By: Taylor Lamb
When discussing “problems in the black community” many black people like to claim that we are the ones holding ourselves back. They say we as a race have a variety of problems that make it impossible for us to advance. A commonly touted idea is that we are too divisive, always finding hindrances to prevent us from coming together. An example often used to point this out is the light skinned vs. dark skinned debate.
People claim that “it’s stupid, it’s petty, we’re all black and should embrace that”, but this debate is not just a petty way for black people to hate on each other. This is much deeper than that, and has been an issue for centuries. It’s colorism, and it’s not a two way street. I’m a light skinned girl and I benefit from colorism.
Colorism, the preference of lighter skinned people over darker skinned ones, is rampant in the black community. It is a problem for men and women alike, but in this article I’m going to speak on the experiences of women because that is who gets the worst of it. if you’re an avid user of social media I’m sure you’ve seen examples of this first hand.

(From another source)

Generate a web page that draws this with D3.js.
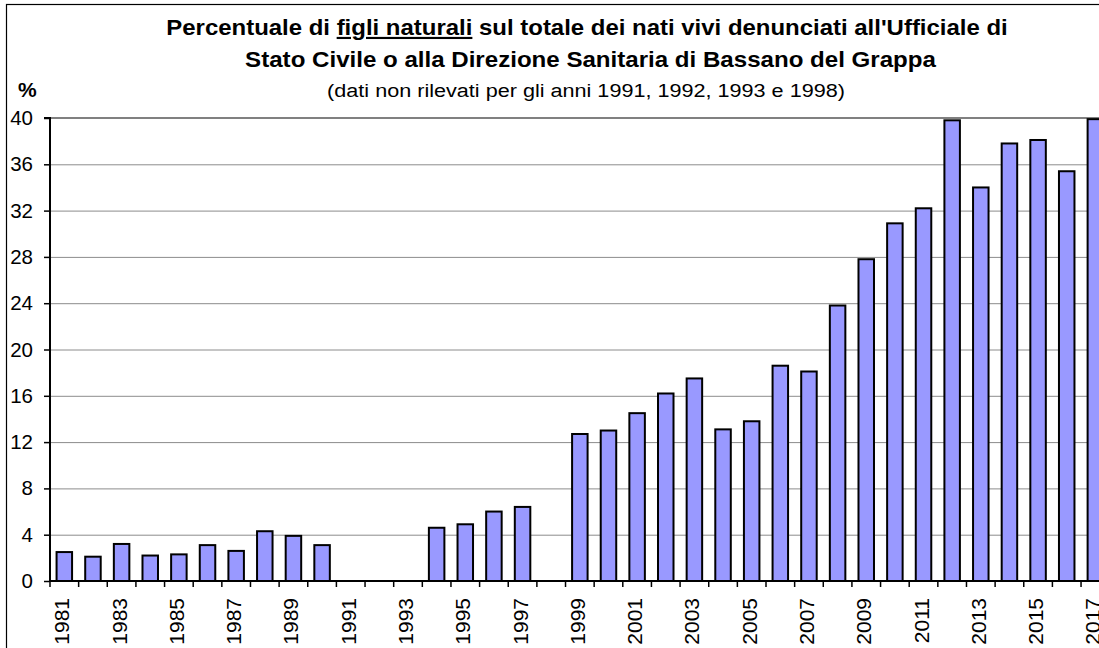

Often times men are seen making jokes about how they’ll never date a dark skinned woman, comparing her to terrible things, saying they would fight her in the street, etc. The most shocking thing about this is many of the men saying these things are dark skinned themselves and have dark skinned women in their families. Despite this, they manage to use 140 characters to fire the most heinous insults against people they should be supporting
Some light skinned girls are probably reading this and getting annoyed, thinking, “Wait, colorism negatively affects us too!” But no… it doesn’t. Think about the most common light skinned girl joke. People say we have a ton of people texting us and we never text back. The joke is that we’re so desirable that we have a bunch of suitors trying to get at us and we just can’t take the time to respond. This isn’t an insult.
Don’t get me wrong. I watched the Light Girls documentary. I know that some light skinned girls have had problems while growing up like being excluded on the playground by dark skinned girls, among other things. I’m sorry if that happened to you, but colorism is more than playground bullying. Colorism is more than just the hurt feelings, the insults, the mean tweets. Colorism, like racism, is a systemic problem.
So far, I’ve mostly spoken about the way men play a role in colorism, but dark skinned women’s lives, like all women’s lives, don’t revolve around men. Colorism shows its self in other places. For example, dark skinned women with the same work experience as light skinned women are less likely to be hired. Dark skinned women who commit the same crimes as light skinned women serve longer prison sentences. Colorism is institutional. Just like white people do not experience racism, a hurt feeling on a playground isn’t comparable to what dark skinned women suffer through.
Colorism is just a function of racism. It’s racism’s black cousin, and as a black person it should offend you. At the root of it, when people complain about someone being too dark, when they compare dark skin to dirt or to roaches, what are they saying? Blackness is ugly. Blackness is stupid. Blackness is wrong. People say dark skinned people are “too” black, but what’s wrong with being black?
You should be offended by colorism because they are insulting your blackness. They think you’re an “acceptable” level of black but don’t stay in the sun too long girl, or they’re coming for you too. Colorism should offend all black people, and we are the last ones who should be perpetuating it.
Everything I know about colorism I learned from listening to the experiences of dark skinned women and nothing I’ve said here hasn’t been said before by a darkskinned women. But often times when dark skinned women do share their experiences they are often labeled as being bitter, petty, or jealous. So light skinned girls, we need to step up! What can you do? Well for one, delete #TeamLightSkin from your twitter bio.
Don’t make colorist jokes, don’t laugh at them, call someone out if you hear them make one. If you’re getting into a relationship with a black guy who says he’s only into light skinned girls or tears down dark skinned girls when he has the chance, then get out of it. He has his own internalized racism issues he needs to work through.
Most often, black women are the only ones supporting black women. That’s why it’s so important that light skinned girls don’t let their dark skinned sisters get thrown under the bus. Every time you silently let a colorist joke pass you by, you co sign your approval. You agree that blackness is ugly. Blackness isn’t ugly. Black is beautiful. Dark skin is beautiful. We need to help to make sure everyone is recognizing that.